I really enjoyed Kevin Hearne’s first installment in his Iron Druid Chronicles. Hounded is snarky and fun. It’s especially cool to focus on the Celtic pantheon instead of one of the more well-known ones.

The narration style of Atticus O’Sullivan is comparable to that of Harry Dresden from Jim Butcher’s Dresden Files – very irreverent and sarcastic. It’s still relatively good-natured though, whereas the tone has darkened considerably in Butcher’s series. I’m holding out hope that Hearne will keep the tone light and fun, since Atticus is supposed to be 2100 years old and hopefully is already past the angsty “I’m tired” phase.

As much as I’m enjoying the series though, there are two things that bug me a little bit.

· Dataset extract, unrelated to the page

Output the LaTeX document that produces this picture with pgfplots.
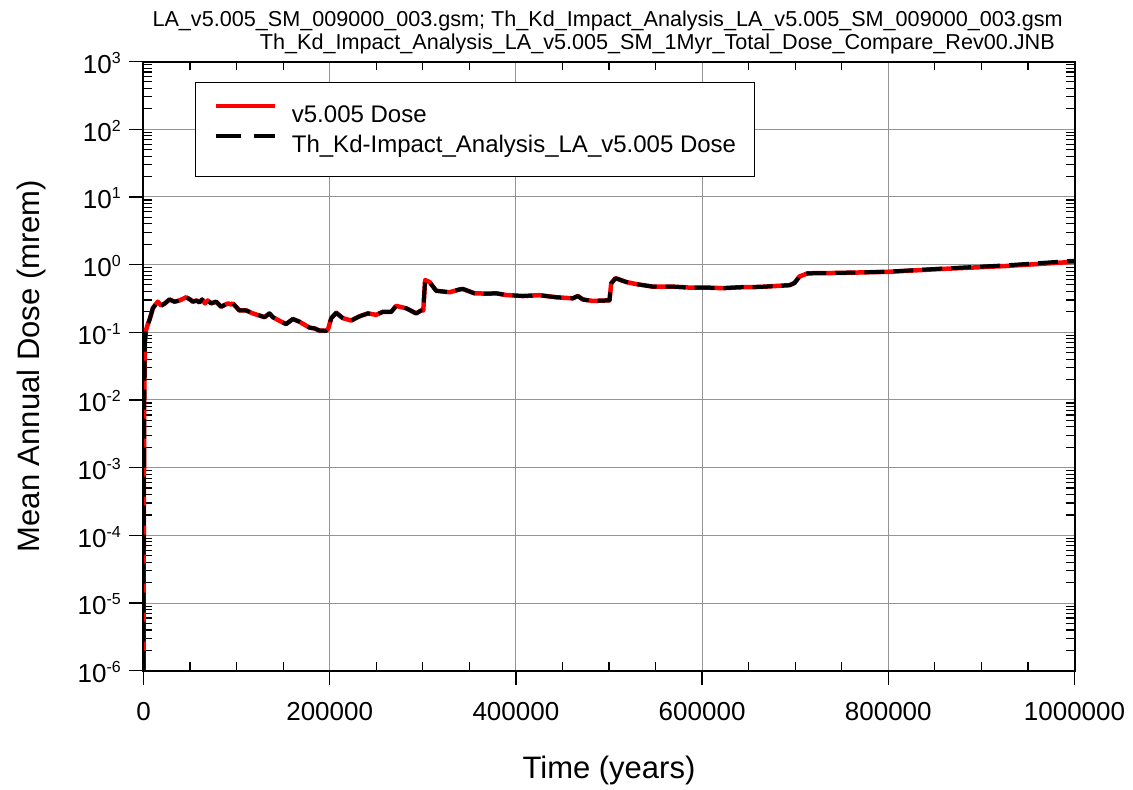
\documentclass[border=0pt]{standalone}
\usepackage{pgfplots}
\usepackage{pgfplotstable}
\pgfplotsset{compat=1.18}
\usepackage{fontspec}
\setmainfont{Liberation Sans}
\newcommand\sups[1]{\raisebox{10pt}{\fontsize{16}{16}\selectfont #1}}

\pgfplotstableread{
x y
0 1e-6
300 1e-4
800 1e-2
1500 0.07
2500 0.105
4000 0.124
6400 0.152
8500 0.19
10000 0.226
13000 0.257
15400 0.283
19000 0.248
23000 0.267
27900 0.305
33300 0.283
38700 0.295
45800 0.329
50000 0.305
53000 0.283
57000 0.295
60000 0.276
63000 0.305
66000 0.267
69000 0.295
72700 0.267
78000 0.283
83400 0.238
88000 0.257
91000 0.267
94000 0.257
96000 0.267
103000 0.21
110300 0.21
117400 0.19
125000 0.176
130000 0.167
135300 0.19
138900 0.167
146000 0.148
153200 0.132
160400 0.157
167600 0.143
178300 0.117
183700 0.114
189000 0.106
196200 0.105
198500 0.114
201600 0.161
207000 0.194
214000 0.162
223100 0.149
232000 0.172
241000 0.19
249900 0.181
257000 0.2
266000 0.2
271400 0.245
282200 0.226
292900 0.19
298300 0.21
300500 0.21
302500 0.59
307200 0.553
314400 0.41
328700 0.39
339400 0.429
343000 0.436
355500 0.376
369800 0.372
378800 0.376
389600 0.355
407400 0.343
425300 0.353
443300 0.329
461100 0.317
466500 0.343
471900 0.305
482600 0.29
497000 0.295
500500 0.295
502400 0.529
507000 0.629
518500 0.553
529200 0.515
547000 0.472
568500 0.472
586500 0.457
604400 0.457
622300 0.448
640200 0.462
661600 0.467
693900 0.496
699200 0.534
704600 0.667
713500 0.743
747600 0.753
799500 0.781
855000 0.858
926600 0.953
1000000 1.1
}\reddata

\pgfplotstableread{
x y
0 1e-6
300 1e-4
800 1e-2
1500 0.07
2500 0.105
4000 0.124
6400 0.152
8500 0.19
10000 0.226
13000 0.257
15400 0.283
19000 0.248
23000 0.267
27900 0.305
33300 0.283
38700 0.295
45800 0.329
50000 0.305
53000 0.283
57000 0.295
60000 0.276
63000 0.305
66000 0.267
69000 0.295
72700 0.267
78000 0.283
83400 0.238
88000 0.257
91000 0.267
94000 0.257
96000 0.267
103000 0.21
110300 0.21
117400 0.19
125000 0.176
130000 0.167
135300 0.19
138900 0.167
146000 0.148
153200 0.132
160400 0.157
167600 0.143
178300 0.117
183700 0.114
189000 0.106
196200 0.105
198500 0.114
201600 0.161
207000 0.194
214000 0.162
223100 0.149
232000 0.172
241000 0.19
249900 0.181
257000 0.2
266000 0.2
271400 0.245
282200 0.226
292900 0.19
298300 0.21
300500 0.21
302500 0.59
307200 0.553
314400 0.41
328700 0.39
339400 0.429
343000 0.436
355500 0.376
369800 0.372
378800 0.376
389600 0.355
407400 0.343
425300 0.353
443300 0.329
461100 0.317
466500 0.343
471900 0.305
482600 0.29
497000 0.295
500500 0.295
502400 0.529
507000 0.629
518500 0.553
529200 0.515
547000 0.472
568500 0.472
586500 0.457
604400 0.457
622300 0.448
640200 0.462
661600 0.467
693900 0.496
699200 0.534
704600 0.667
713500 0.743
747600 0.753
799500 0.785
855000 0.868
926600 0.975
1000000 1.14
}\blackdata

\pgfplotsset{
  myminor/.style={
    minor ytick={2e-6,3e-6,4e-6,5e-6,6e-6,7e-6,8e-6,9e-6,
      2e-5,3e-5,4e-5,5e-5,6e-5,7e-5,8e-5,9e-5,
      2e-4,3e-4,4e-4,5e-4,6e-4,7e-4,8e-4,9e-4,
      2e-3,3e-3,4e-3,5e-3,6e-3,7e-3,8e-3,9e-3,
      2e-2,3e-2,4e-2,5e-2,6e-2,7e-2,8e-2,9e-2,
      0.2,0.3,0.4,0.5,0.6,0.7,0.8,0.9,
      2,3,4,5,6,7,8,9,
      20,30,40,50,60,70,80,90,
      200,300,400,500,600,700,800,900},
    minor xtick={50000,100000,150000,250000,300000,350000,450000,500000,550000,650000,700000,750000,850000,900000,950000},
  }
}

\begin{document}
\begin{tikzpicture}
\useasboundingbox (-143.5pt,-119pt) rectangle (989.5pt,670.7pt);
\begin{axis}[
  name=ax,
  at={(0pt,0pt)}, anchor=south west,
  width=931pt, height=609.2pt, scale only axis,
  xmin=0, xmax=1000000,
  ymode=log, log basis y=10,
  ymin=1e-6, ymax=1e3,
  xtick={0,200000,400000,600000,800000,1000000},
  xticklabels={0,200000,400000,600000,800000,1000000},
  scaled x ticks=false,
  myminor,
  ytick={1e-6,1e-5,1e-4,1e-3,1e-2,1e-1,1,10,100,1000},
  yticklabels={10\sups{-6},10\sups{-5},10\sups{-4},10\sups{-3},10\sups{-2},10\sups{-1},10\sups{0},10\sups{1},10\sups{2},10\sups{3}},
  xtick pos=left, ytick pos=left,
  tick align=inside,
  major tick length=-14pt,
  minor tick length=9pt,
  major tick style={line width=1.3pt, black},
  minor tick style={line width=1.1pt, black},
  grid=major,
  major grid style={line width=1pt, black!42},
  minor grid style={draw=none},
  axis line style={line width=2pt},
  ticklabel style={font=\fontsize{26}{30}\selectfont},
  xticklabel style={anchor=north, inner sep=0pt, yshift=-31pt},
  yticklabel style={anchor=east, inner sep=0pt, xshift=-22.5pt, yshift=-1.5pt},
  xlabel={Time (years)},
  ylabel={Mean Annual Dose (mrem)},
  label style={font=\fontsize{31}{36}\selectfont},
  xlabel style={at={(axis description cs:0.5,0)}, anchor=base, yshift=-108pt},
  ylabel style={at={(axis description cs:-0.1112,0.5)}, anchor=base, rotate=0},
  legend cell align=left,
  legend image code/.code={\draw[#1] (0pt,8.4pt) -- (59pt,8.4pt);},
  legend style={at={(axis description cs:0.0551,0.9668)}, anchor=north west,
    draw=black, line width=1.2pt, fill=white,
    inner xsep=18pt, inner ysep=20pt, row sep=6pt, column sep=0pt,
    font=\fontsize{24}{28}\selectfont,
    nodes={inner xsep=0pt, inner ysep=0pt, text height=20pt, text depth=4pt}},
]
\addplot[draw={rgb,255:red,255;green,0;blue,0}, line width=4.5pt, line join=round] table[x=x,y=y] {\reddata};
\addlegendentry{\hspace{15pt}v5.005 Dose}
\addplot[draw=black, line width=4pt, line join=round, dash pattern=on 20pt off 9pt,
  legend image post style={dash pattern=on 25pt off 13pt}] table[x=x,y=y] {\blackdata};
\addlegendentry{\hspace{15pt}Th\_Kd-Impact\_Analysis\_LA\_v5.005 Dose}
\end{axis}
\begin{axis}[
  at={(0pt,0pt)}, anchor=south west,
  width=931pt, height=609.2pt, scale only axis,
  xmin=0, xmax=1000000,
  ymode=log, log basis y=10,
  ymin=1e-6, ymax=1e3,
  xtick={0,200000,400000,600000,800000,1000000},
  ytick={1e-6,1e-5,1e-4,1e-3,1e-2,1e-1,1,10,100,1000},
  myminor,
  scaled x ticks=false,
  xticklabels={}, yticklabels={},
  xtick pos=right, ytick pos=right,
  tick align=inside,
  major tick length=0pt,
  minor tick length=9pt,
  minor tick style={line width=1.1pt, black},
  axis line style={line width=2pt},
]
\end{axis}
\node[anchor=base east, inner sep=0pt, font=\fontsize{21.6}{24}\selectfont] at ([xshift=-11.5pt,yshift=34.8pt]ax.north east) {LA\_v5.005\_SM\_009000\_003.gsm; Th\_Kd\_Impact\_Analysis\_LA\_v5.005\_SM\_009000\_003.gsm};
\node[anchor=base east, inner sep=0pt, font=\fontsize{21.6}{24}\selectfont] at ([xshift=-19.5pt,yshift=11.5pt]ax.north east) {Th\_Kd\_Impact\_Analysis\_LA\_v5.005\_SM\_1Myr\_Total\_Dose\_Compare\_Rev00.JNB};
\end{tikzpicture}
\end{document}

The first is Hearne setting the god Thor up as a villain. Thor was the common man’s god back in the day – he was well-loved, and while he often was portrayed in humorous stories, he wasn’t considered weak or unworthy. He was a fierce fighter with a wicked temper, but he was the protector of gods and mortals alike. So to have him set up as a petty bully kinda stretches my suspension of disbelief. Besides, I’m still coming down from my Avengers high (awesome movie, by the way – go see it).

Look at this face! Is this an evil face?

The second thing that’s sending up red flags for me is how Hearne is handling modern-day religions. Given that his main character is the only druid who survived the Catholic Church’s ancient purge, his tone is rather grim and the snark aimed at Christianity is less-than-friendly. Not mean, not offensive, at least not yet.

Also, Hearne’s portrayal of gods is very similar to the one that Neil Gaiman used in American Gods – that gods derive their strength from the belief of their worshipers and manifest accordingly. This premise is an interesting one, especially for urban fantasy novels, and I usually enjoy watching how authors use it, but Hearne is straying a little close to the edge of my comfort zone. In his second book, Hexed, he basically has a devout Catholic character conjure up the Virgin Mary through sheer force of will. I’m not sure I’ll be okay if he does that with Jesus, so I’m a little wary of where this may go. I’m okay with authors fiddling with the man-made parts of my religion, but I’m always uncomfortable when they start to play around with my Savior as if he’s just another old god.

Anyways, I really enjoyed this book, and am enjoying this series (despite my one misgiving). I’ll review Hexed soon, and I look forward to reading Hammered.